Нам надо почувствовать между собой единство, понять, что нам с тобой нечего делить, что у нас много общего, такого, что мы с тобой можем обсуждать и чувствовать, что мы с тобой — одно. А когда мы одно, как все святые частицы Святого Агнца, Тела и Крови Христовых, которые мы вкладываем в Святой Потир, составляют одно целое: живые, мертвые, все категории людей, все святые, — то все мы «смешиваемся» и становимся одним целым, одним телом, вместе с Господом.
Если ты в сердце не почувствуешь этого, то будешь смотреть на меня и считать своим врагом, а я буду смотреть на тебя и завидовать. Твое процветание станет угрозой для меня, твой успех будет поводом к тому, чтобы я стал тебе завидовать.

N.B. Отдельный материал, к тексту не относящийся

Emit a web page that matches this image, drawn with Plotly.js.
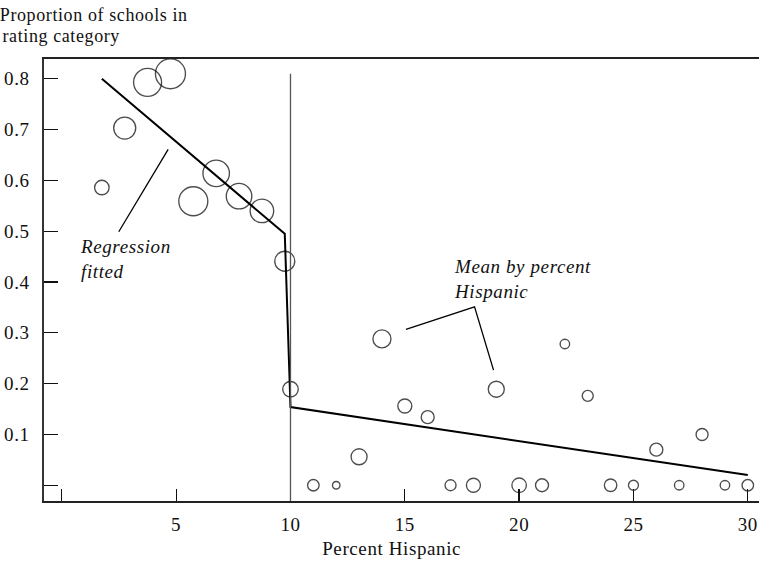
<!DOCTYPE html>
<html>
<head>
<meta charset="utf-8">
<script src="https://cdn.plot.ly/plotly-3.0.1.min.js"></script>
<style>
  html, body { margin: 0; padding: 0; background: #fff; }
  #chart { width: 759px; height: 562px; }
  #chart text { letter-spacing: 0.6px; }
</style>
</head>
<body>
<div id="chart"></div>
<script>
// Percent Hispanic (x) and proportion of schools in the rating category (y)
const pctHispanic = [1.75, 2.75, 3.75, 4.75, 5.75, 6.75, 7.75, 8.75, 9.75,
                     10, 11, 12, 13, 14, 15, 16, 17, 18, 19, 20,
                     21, 22, 23, 24, 25, 26, 27, 28, 29, 30];
const proportion = [0.586, 0.703, 0.793, 0.810, 0.559, 0.614, 0.569, 0.540, 0.441,
                    0.189, 0, 0, 0.056, 0.288, 0.156, 0.134, 0, 0, 0.189, 0,
                    0, 0.278, 0.176, 0, 0, 0.070, 0, 0.100, 0, 0];
// Circle diameter (px) reflects the number of schools behind each mean
const bubbleDiam = [14.5, 22, 28, 30, 29, 26.5, 25.5, 23.5, 20,
                    15.5, 11.5, 7.5, 16, 18, 14, 13, 11, 14, 16, 14.5,
                    13, 9.5, 11, 12.5, 10, 13, 9.5, 12, 9.5, 11.5];

// Fitted regression, discontinuous at the 10 percent cutoff
const fitX = [1.75, 9.75, 10, 30];
const fitY = [0.800, 0.495, 0.154, 0.020];
const cutoff = 10;

const xTickVals = [0, 5, 10, 15, 20, 25, 30];
const xTickText = ['', '5', '10', '15', '20', '25', '30'];
const yTickVals = [0, 0.1, 0.2, 0.3, 0.4, 0.5, 0.6, 0.7, 0.8];
const yTickText = ['', '0.1', '0.2', '0.3', '0.4', '0.5', '0.6', '0.7', '0.8'];

const SERIF = '"Liberation Serif", "Times New Roman", serif';
const INK = '#111';

// plot-area geometry used to place text in paper coordinates
const PLOT = { left: 44, width: 715, bottom: 500.7, height: 441.7 };
const px = v => (v - PLOT.left) / PLOT.width;
const py = v => (PLOT.bottom - v) / PLOT.height;

const traces = [
  {
    x: fitX, y: fitY, type: 'scatter', mode: 'lines',
    line: { color: '#000', width: 2 },
    hoverinfo: 'skip', cliponaxis: false
  },
  {
    x: pctHispanic, y: proportion, type: 'scatter', mode: 'markers',
    marker: { symbol: 'circle-open', size: bubbleDiam, color: '#000',
              line: { width: 1.35, color: '#000' } },
    cliponaxis: false
  }
];

const textFont = { family: SERIF, size: 19, color: INK };
const headFont = { family: SERIF, size: 18, color: INK };
const italicFont = { family: SERIF, size: 19, color: INK, style: 'italic' };

const layout = {
  width: 759, height: 562,
  margin: { l: 44, r: 0, t: 59, b: 61.3, pad: 0 },
  paper_bgcolor: '#fff', plot_bgcolor: '#fff',
  showlegend: false,
  xaxis: {
    range: [-0.78, 30.49], showgrid: false, zeroline: false,
    showline: true, linecolor: '#222', linewidth: 1.6, mirror: true,
    ticks: 'inside', ticklen: 12, tickwidth: 1.3, tickcolor: INK,
    tickvals: xTickVals, ticktext: xTickText,
    tickfont: textFont, ticklabelstandoff: 6
  },
  yaxis: {
    range: [-0.031, 0.839], showgrid: false, zeroline: false,
    showline: true, linecolor: '#333', linewidth: 1.6,
    ticks: 'inside', ticklen: 14, tickwidth: 1.3, tickcolor: INK,
    tickvals: yTickVals, ticktext: yTickText,
    tickfont: textFont, ticklabelstandoff: 9
  },
  shapes: [
    // cutoff marker at 10 percent
    { type: 'line', xref: 'x', yref: 'y', x0: cutoff, x1: cutoff, y0: -0.031, y1: 0.81,
      line: { color: '#555', width: 1.3 } },
    // leader for the regression label
    { type: 'line', xref: 'x', yref: 'y', x0: 2.49, y0: 0.499, x1: 4.65, y1: 0.661,
      line: { color: '#000', width: 1.3 } },
    // leaders for the mean label
    { type: 'path', xref: 'x', yref: 'y',
      path: 'M 15.05 0.307 L 18.05 0.351 L 18.88 0.2266',
      line: { color: '#000', width: 1.3 } }
  ],
  annotations: [
    { xref: 'paper', yref: 'paper', x: px(5), y: py(15), xanchor: 'left', yanchor: 'middle',
      text: 'Proportion of schools in', showarrow: false, font: headFont },
    { xref: 'paper', yref: 'paper', x: px(5), y: py(36), xanchor: 'left', yanchor: 'middle',
      text: 'rating category', showarrow: false, font: headFont },
    { xref: 'paper', yref: 'paper', x: px(391.7), y: py(548), xanchor: 'center', yanchor: 'middle',
      text: 'Percent Hispanic', showarrow: false, font: textFont },
    { xref: 'paper', yref: 'paper', x: px(78), y: py(259), xanchor: 'left', yanchor: 'middle',
      align: 'left', text: 'Regression<br>fitted', showarrow: false, font: italicFont },
    { xref: 'paper', yref: 'paper', x: px(452), y: py(279), xanchor: 'left', yanchor: 'middle',
      align: 'left', text: 'Mean by percent<br>Hispanic', showarrow: false, font: italicFont }
  ]
};

Plotly.newPlot('chart', traces, layout, { displayModeBar: false, staticPlot: true });
</script>
</body>
</html>
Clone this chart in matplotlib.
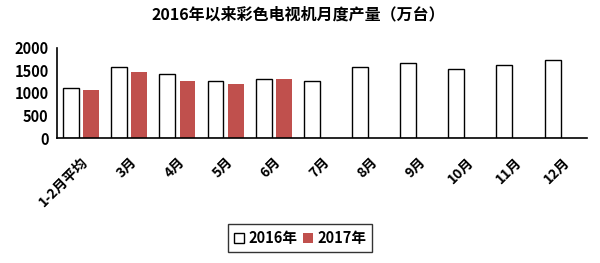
import numpy as np
import matplotlib
matplotlib.use('Agg')
import matplotlib.pyplot as plt

plt.rcParams['font.family'] = ['Noto Sans CJK SC', 'DejaVu Sans']

months = ['1-2月平均', '3月', '4月', '5月', '6月', '7月', '8月', '9月', '10月', '11月', '12月']
y2016 = [1100, 1565, 1415, 1260, 1320, 1275, 1565, 1675, 1540, 1630, 1720]
y2017 = [1060, 1460, 1260, 1195, 1305]
yticks = [0, 500, 1000, 1500, 2000]

fig = plt.figure(figsize=(6, 2.63), dpi=100)
ax = fig.add_axes([0.095, 0.475, 0.883, 0.343])

x = np.arange(len(months))
w = 0.33
ax.bar(x - 0.21, y2016, w, color='white', edgecolor='black', linewidth=1, label='2016年')
ax.bar(x[:len(y2017)] + 0.21, y2017, w, color='#C0504D', label='2017年')

ax.set_xlim(-0.5, len(months) - 0.5)
ax.set_ylim(0, 2000)
ax.set_yticks(yticks)
ax.set_yticklabels([str(v) for v in yticks], fontsize=10.5, fontweight='bold')
ax.set_xticks(x)
ax.set_xticklabels(months, rotation=45, ha='right', rotation_mode='anchor',
                   fontsize=10, fontweight='bold')
ax.tick_params(axis='both', length=0)
ax.tick_params(axis='x', pad=12)
ax.tick_params(axis='y', pad=6)
for s in ['top', 'right']:
    ax.spines[s].set_visible(False)
for s in ['left', 'bottom']:
    ax.spines[s].set_linewidth(1.2)

fig.suptitle('2016年以来彩色电视机月度产量（万台）', fontsize=11.5, fontweight='bold', x=0.497, y=0.975)

fig.legend(loc='center', bbox_to_anchor=(0.5, 0.095), ncol=2, frameon=True,
           fancybox=False, edgecolor='black',
           prop={'weight': 'bold', 'size': 10.5},
           handlelength=0.7, handleheight=0.7, handletextpad=0.3, columnspacing=0.4,
           borderpad=0.4)

fig.savefig('out.png', dpi=100)
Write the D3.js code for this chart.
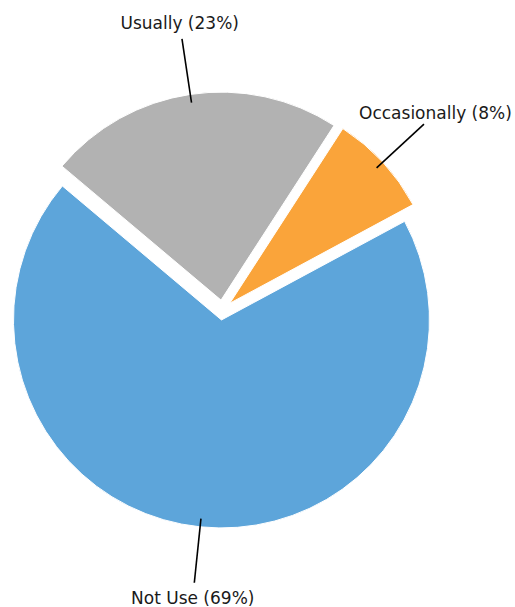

Но если я почувствую то, что сказал Господь в Своей Первосвященнической молитве: «Да будут все едино, очень прошу Тебя, Небесный Отче. Я о том молю, да будут все одно (ср. Ин. 17, 21), тогда те, которые возьмут Мое пылающее сердце, устроят эстафету, этот огонь будет передаваться от сердца сердцу, и они воспламенят огонь во всем мире. Я молюсь, чтобы именно это их и отличало — любовь и единство»…
Если я пойму, что мне с тобой нечего делить, если пойму, что у тебя, как и у меня, есть душа, которая в глубине своей прекрасна… И твоя прекрасна, и моя. Мои страсти так ужасны, моя злоба, эгоизм, немощи, слабости — да, они отвратительны, но только они — не мое «я». Они вокруг меня, но проникли в мой характер, душу, сердце. Внутри же нас с тобой существует некое ядро, существует некая печать, которая светла, она светлее всех солнц, всех светов мира сего и неба. И если я пойму это, то почувствую, что у меня так много общего с тобой и всеми людьми. И это приведет к тому, что мы начнем пылать от любви, от такой большой любви, где один не завидует другому, не смотрит на него как на угрозу, а радуется его радостью.
Как же это трудно, даже среди священников! Я священник, но могу ли я полюбить другого священника, который добрее, способнее, обаятельнее, у которого лучше голос? И чтобы я этому радовался, и чтобы его радость была моей радостью, чтобы я радовался его успеху, а он радовался моему и считал, что тем, что он собой представляет, он обязан всем нам, а я бы считал, что тем, чем являюсь я, я обязан и ему в том числе, и чтобы мы так укрепляли один другого. Чтобы не было конкуренции, не было соперничества, не было противопоставления, заставляющего смотреть на другого искоса, краем глаза.
По тому узнают все, что вы Мои ученики, если будете иметь любовь между собою (Ин. 13, 35), — любовь как жертва, как единство, преуспеяние во всех сферах и радость о том, что у другого что-то получается. Все может стать любовью, из всего может проистекать любовь, но из всего могут проистекать и злоба, холодность, безразличие, смятение.
Великое дело — оказывать любовь! Когда у тебя есть любовь, ты не боишься. Потому что враг приходит, а ты смотришь ему в глаза и говоришь:
— Я люблю тебя! Нет ничего, из-за чего я мог бы тебя бояться. И зачем мне бояться, если я люблю тебя, что ты мне сделаешь?
Вы видели, что сказал Христос? И не бойтесь убивающих тело, души же не могущих убить; а бойтесь более Того, Кто может и душу и тело погубить в геенне (Мф. 10, 28). Например, когда кто-нибудь вывалит свой мусор под твое окно, или поднимут шум в многоэтажке, или отнимут у тебя что-нибудь, то все это внешнее. Христос говорит:
— Не бойся, больше ничего они тебе сделать не могут. Только и всего.
А ты можешь сделать нечто гораздо более ценное — возлюбить их. Возлюби же их. Они этого разрушить не могут, потому что любовь побеждает все страхи, делает нас свободными людьми, и ты уже не боишься ни жизни, ни смерти.
Ты боишься, когда в тебе есть вина. А почему она в тебе есть? Потому что ты не достиг любви, а смотришь на Бога как на страшилище, которое ругает, наказывает, держит бич, бьет и гнетет тебя чувством вины. А когда ты грешник, но смиренный грешник, чувствующий в то же время и Божию любовь, — тогда твой грех делает тебя смиренным. Он тебя смиряет, приземляет, и ты говоришь: «Ой, Христе мой, я такой плохой, но Ты ведь меня любишь, правда? Я исполняюсь дерзновения и смотрю на Тебя сквозь слезы. Душа моя не чиста, но я знаю, что Ты меня любишь!»